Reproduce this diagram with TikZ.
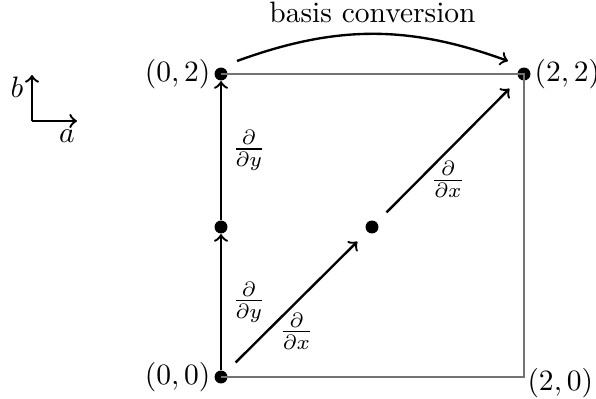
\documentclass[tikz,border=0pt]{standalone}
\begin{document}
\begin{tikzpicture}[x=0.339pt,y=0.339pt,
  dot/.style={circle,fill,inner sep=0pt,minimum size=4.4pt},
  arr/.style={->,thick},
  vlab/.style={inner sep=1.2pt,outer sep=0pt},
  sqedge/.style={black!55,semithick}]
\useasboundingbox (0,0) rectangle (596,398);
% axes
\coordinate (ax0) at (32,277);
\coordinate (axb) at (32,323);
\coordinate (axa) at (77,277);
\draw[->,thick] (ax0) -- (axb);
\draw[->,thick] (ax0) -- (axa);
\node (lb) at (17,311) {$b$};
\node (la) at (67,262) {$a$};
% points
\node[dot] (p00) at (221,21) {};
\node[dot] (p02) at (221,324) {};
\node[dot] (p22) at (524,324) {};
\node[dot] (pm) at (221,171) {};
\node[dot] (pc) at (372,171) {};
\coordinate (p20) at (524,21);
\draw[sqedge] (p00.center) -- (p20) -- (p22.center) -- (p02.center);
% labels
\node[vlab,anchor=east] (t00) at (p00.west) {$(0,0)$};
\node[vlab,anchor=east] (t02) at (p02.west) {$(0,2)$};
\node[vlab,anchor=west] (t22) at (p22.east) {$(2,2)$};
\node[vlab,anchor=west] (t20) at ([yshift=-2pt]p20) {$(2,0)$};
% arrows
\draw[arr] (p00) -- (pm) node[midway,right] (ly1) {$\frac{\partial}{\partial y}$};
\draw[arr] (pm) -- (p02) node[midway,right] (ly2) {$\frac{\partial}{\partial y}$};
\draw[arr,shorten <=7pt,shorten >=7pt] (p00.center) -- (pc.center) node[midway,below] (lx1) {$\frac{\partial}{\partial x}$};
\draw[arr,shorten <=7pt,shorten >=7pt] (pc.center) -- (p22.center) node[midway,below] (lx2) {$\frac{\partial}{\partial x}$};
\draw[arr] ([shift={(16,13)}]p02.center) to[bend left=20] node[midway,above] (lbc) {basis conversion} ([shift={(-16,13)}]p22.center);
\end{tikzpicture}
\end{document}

*Task description:* Go through the listing above and write it all out exactly, leaving out any picture.

*Expected answer:*
Reproduce this diagram with TikZ.
\documentclass[tikz,border=0pt]{standalone}
\begin{document}
\begin{tikzpicture}[x=0.339pt,y=0.339pt,
  dot/.style={circle,fill,inner sep=0pt,minimum size=4.4pt},
  arr/.style={->,thick},
  vlab/.style={inner sep=1.2pt,outer sep=0pt},
  sqedge/.style={black!55,semithick}]
\useasboundingbox (0,0) rectangle (596,398);
% axes
\coordinate (ax0) at (32,277);
\coordinate (axb) at (32,323);
\coordinate (axa) at (77,277);
\draw[->,thick] (ax0) -- (axb);
\draw[->,thick] (ax0) -- (axa);
\node (lb) at (17,311) {$b$};
\node (la) at (67,262) {$a$};
% points
\node[dot] (p00) at (221,21) {};
\node[dot] (p02) at (221,324) {};
\node[dot] (p22) at (524,324) {};
\node[dot] (pm) at (221,171) {};
\node[dot] (pc) at (372,171) {};
\coordinate (p20) at (524,21);
\draw[sqedge] (p00.center) -- (p20) -- (p22.center) -- (p02.center);
% labels
\node[vlab,anchor=east] (t00) at (p00.west) {$(0,0)$};
\node[vlab,anchor=east] (t02) at (p02.west) {$(0,2)$};
\node[vlab,anchor=west] (t22) at (p22.east) {$(2,2)$};
\node[vlab,anchor=west] (t20) at ([yshift=-2pt]p20) {$(2,0)$};
% arrows
\draw[arr] (p00) -- (pm) node[midway,right] (ly1) {$\frac{\partial}{\partial y}$};
\draw[arr] (pm) -- (p02) node[midway,right] (ly2) {$\frac{\partial}{\partial y}$};
\draw[arr,shorten <=7pt,shorten >=7pt] (p00.center) -- (pc.center) node[midway,below] (lx1) {$\frac{\partial}{\partial x}$};
\draw[arr,shorten <=7pt,shorten >=7pt] (pc.center) -- (p22.center) node[midway,below] (lx2) {$\frac{\partial}{\partial x}$};
\draw[arr] ([shift={(16,13)}]p02.center) to[bend left=20] node[midway,above] (lbc) {basis conversion} ([shift={(-16,13)}]p22.center);
\end{tikzpicture}
\end{document}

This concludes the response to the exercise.